At the end of 1959, Lê Duẩn was appointed acting party boss and began sending aid to the Vietcong insurgency in South Vietnam. This represented a loss of power by Hồ, who is said to have preferred the more moderate Giáp for the position. The so called Hochiminh Trail was built in 1959 to allow aid to be sent to the Vietcong through Laos and Cambodia, thus escalating the war. Duẩn was named permanent party boss in 1960, leaving Hồ a figurehead president and symbol of Vietnamese Communism.

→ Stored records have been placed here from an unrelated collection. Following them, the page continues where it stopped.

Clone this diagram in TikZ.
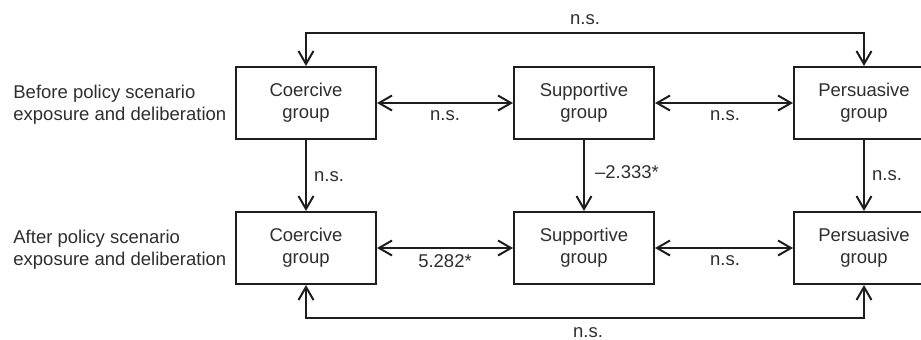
\documentclass[tikz,border=0pt]{standalone}
\usepackage{fontspec}
\setmainfont{Liberation Sans}
\usetikzlibrary{arrows.meta}
\definecolor{txt}{HTML}{2E2E2E}
\definecolor{ln}{HTML}{1E1E1E}
\begin{document}
\begin{tikzpicture}[x=0.5pt,y=-0.5pt,
  font=\fontsize{9.25pt}{10.9pt}\selectfont,
  grp/.style={draw=ln,line width=1pt,minimum width=70pt,minimum height=36pt,inner sep=0pt,align=center,text=txt},
  lbl/.style={text=txt,inner sep=0pt},
  arr/.style={draw=ln,line width=1pt,arrows={-Straight Barb[length=6.5pt,width=7.5pt]}},
  darr/.style={draw=ln,line width=1pt,arrows={Straight Barb[length=6.5pt,width=7.5pt]-Straight Barb[length=6.5pt,width=7.5pt]}}]
\clip (0,0) rectangle (921,339);
\useasboundingbox (0,0) rectangle (921,339);
% row labels
\node[lbl,anchor=west,align=left] (before) at (13,105) {Before policy scenario\\exposure and deliberation};
\node[lbl,anchor=west,align=left] (after) at (13,250) {After policy scenario\\exposure and deliberation};
% boxes
\node[grp] (c1) at (306,103) {Coercive\\group};
\node[grp] (s1) at (584,103) {Supportive\\group};
\node[grp] (p1) at (864,103) {Persuasive\\group};
\node[grp] (c2) at (306,248) {Coercive\\group};
\node[grp] (s2) at (584,248) {Supportive\\group};
\node[grp] (p2) at (864,248) {Persuasive\\group};
% horizontal arrows
\draw[darr] (c1) -- (s1);
\draw[darr] (s1) -- (p1);
\draw[darr] (c2) -- (s2);
\draw[darr] (s2) -- (p2);
% vertical arrows
\draw[arr] (c1) -- (c2);
\draw[arr] (s1) -- (s2);
\draw[arr] (p1) -- (p2);
% loops
\coordinate (top) at (0,33);
\coordinate (bot) at (0,318);
\draw[darr] (c1.north) -- (c1.north |- top) -- (p1.north |- top) -- (p1.north);
\draw[darr] (c2.south) -- (c2.south |- bot) -- (p2.south |- bot) -- (p2.south);
% edge labels
\node[lbl] (l1) at (585,20) {n.s.};
\node[lbl] (l2) at (445,116) {n.s.};
\node[lbl] (l3) at (725,116) {n.s.};
\node[lbl] (l4) at (329,177) {n.s.};
\node[lbl] (l5) at (627,172) {–2.333*};
\node[lbl] (l6) at (887,176) {n.s.};
\node[lbl] (l7) at (445,261) {5.282*};
\node[lbl] (l8) at (725,261) {n.s.};
\node[lbl] (l9) at (588,333) {n.s.};
\end{tikzpicture}
\end{document}
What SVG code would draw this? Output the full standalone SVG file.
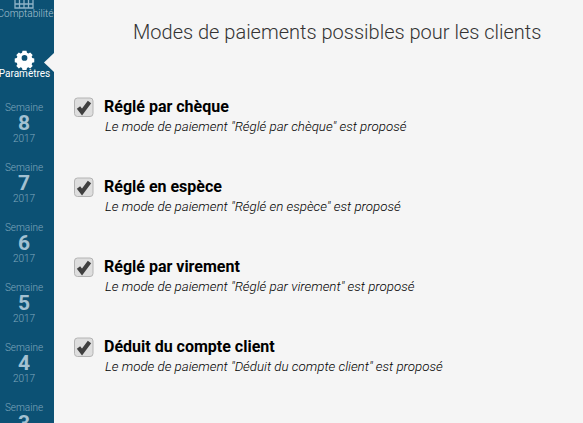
<svg xmlns="http://www.w3.org/2000/svg" width="583" height="423" viewBox="0 0 583 423">
<style>
text{font-family:Roboto,"Liberation Sans",sans-serif}
.sm{font-size:10px;font-weight:300;fill:#7fa6bc;text-anchor:middle}
.yr{font-size:10px;font-weight:300;fill:#7fa6bc;text-anchor:middle}
.num{font-size:21px;font-weight:700;fill:#a3c1d2;text-anchor:middle}
.h{font-size:16px;font-weight:700;fill:#000}
.d{font-size:13.330px;font-weight:300;font-style:italic;fill:#000}
.box{fill:#dedede;stroke:#b4b4b4;stroke-width:1}
.chk{fill:none;stroke:#3f3f3f;stroke-width:4.200}
</style>
<defs>
<g id="cb"><rect class="box" x="0.5" y="1" width="18.500" height="18.500" rx="3"/><path class="chk" d="M4.500 10.500 L8 15 L15.500 5"/></g>
</defs>
<rect width="583" height="423" fill="#f5f5f5"/>
<rect width="54" height="423" fill="#0c5174"/>
<g id="nav-comptabilite">
<path d="M15 0V8H33V0M15 4H33M19.500 0V8M24 0V8M28.500 0V8" fill="none" stroke="#8fb3c7" stroke-width="1.300"/>
<text x="25.500" y="17" font-size="10" font-weight="300" fill="#a9c4d3" text-anchor="middle">Comptabilité</text>
</g>
<g id="nav-parametres">
<path fill-rule="evenodd" fill="#fff" transform="translate(5.300,10.400) scale(.8)" d="M21.500 50.500h5l.6 2.500 1.800.8 2.200-1.300 3.100 3.100-1.300 2.200.8 1.800 2.500.6v4.600l-2.500.6-.8 1.800 1.300 2.200-3.100 3.100-2.200-1.300-1.800.8-.6 2.500h-5l-.6-2.500-1.800-.8-2.200 1.300-3.100-3.100 1.300-2.200-.8-1.800-2.500-.6v-4.600l2.500-.6.8-1.800-1.300-2.200 3.100-3.100 2.200 1.300 1.800-.8zM24 55.800a3.600 3.600 0 1 0 0 7.200a3.600 3.600 0 1 0 0-7.200z"/>
<text x="24.500" y="77" font-size="10" fill="#fff" text-anchor="middle">Paramètres</text>
<path d="M54 53V72L44 62.500Z" fill="#f5f5f5"/>
</g>
<g id="week-8"><text class="sm" x="24" y="111">Semaine</text><text class="num" x="24" y="130">8</text><text class="yr" x="24" y="142">2017</text></g>
<g id="week-7"><text class="sm" x="24" y="171">Semaine</text><text class="num" x="24" y="190">7</text><text class="yr" x="24" y="202">2017</text></g>
<g id="week-6"><text class="sm" x="24" y="231">Semaine</text><text class="num" x="24" y="250">6</text><text class="yr" x="24" y="262">2017</text></g>
<g id="week-5"><text class="sm" x="24" y="291">Semaine</text><text class="num" x="24" y="310">5</text><text class="yr" x="24" y="322">2017</text></g>
<g id="week-4"><text class="sm" x="24" y="351">Semaine</text><text class="num" x="24" y="370">4</text><text class="yr" x="24" y="382">2017</text></g>
<g id="week-3"><text class="sm" x="24" y="411">Semaine</text><text class="num" x="24" y="430">3</text></g>
<text id="title" x="133" y="39" font-size="20" font-weight="300" fill="#333">Modes de paiements possibles pour les clients</text>
<g id="opt-cheque"><use href="#cb" x="74" y="97"/><text class="h" x="104" y="112">Réglé par chèque</text><text class="d" x="105" y="131">Le mode de paiement "Réglé par chèque" est proposé</text></g>
<g id="opt-espece"><use href="#cb" x="74" y="177"/><text class="h" x="104" y="192">Réglé en espèce</text><text class="d" x="105" y="211">Le mode de paiement "Réglé en espèce" est proposé</text></g>
<g id="opt-virement"><use href="#cb" x="74" y="257"/><text class="h" x="104" y="272">Réglé par virement</text><text class="d" x="105" y="291">Le mode de paiement "Réglé par virement" est proposé</text></g>
<g id="opt-compte"><use href="#cb" x="74" y="337"/><text class="h" x="104" y="352">Déduit du compte client</text><text class="d" x="105" y="371">Le mode de paiement "Déduit du compte client" est proposé</text></g>
</svg>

In 1963, Hồ corresponded with South Vietnamese President Ngo Dinh Diem in the hope of achieving a negotiated peace. This correspondence was a factor in the U.S. decision to tacitly support a coup against Diem later that year.
In late 1964, North Vietnamese combat troops were sent southwest into neutral Laos. During the mid to late 1960s, Lê Duẩn permitted 320,000 Chinese volunteers into northern North Vietnam to help build infrastructure for the country, thereby freeing a similar number of North Vietnamese forces to go south.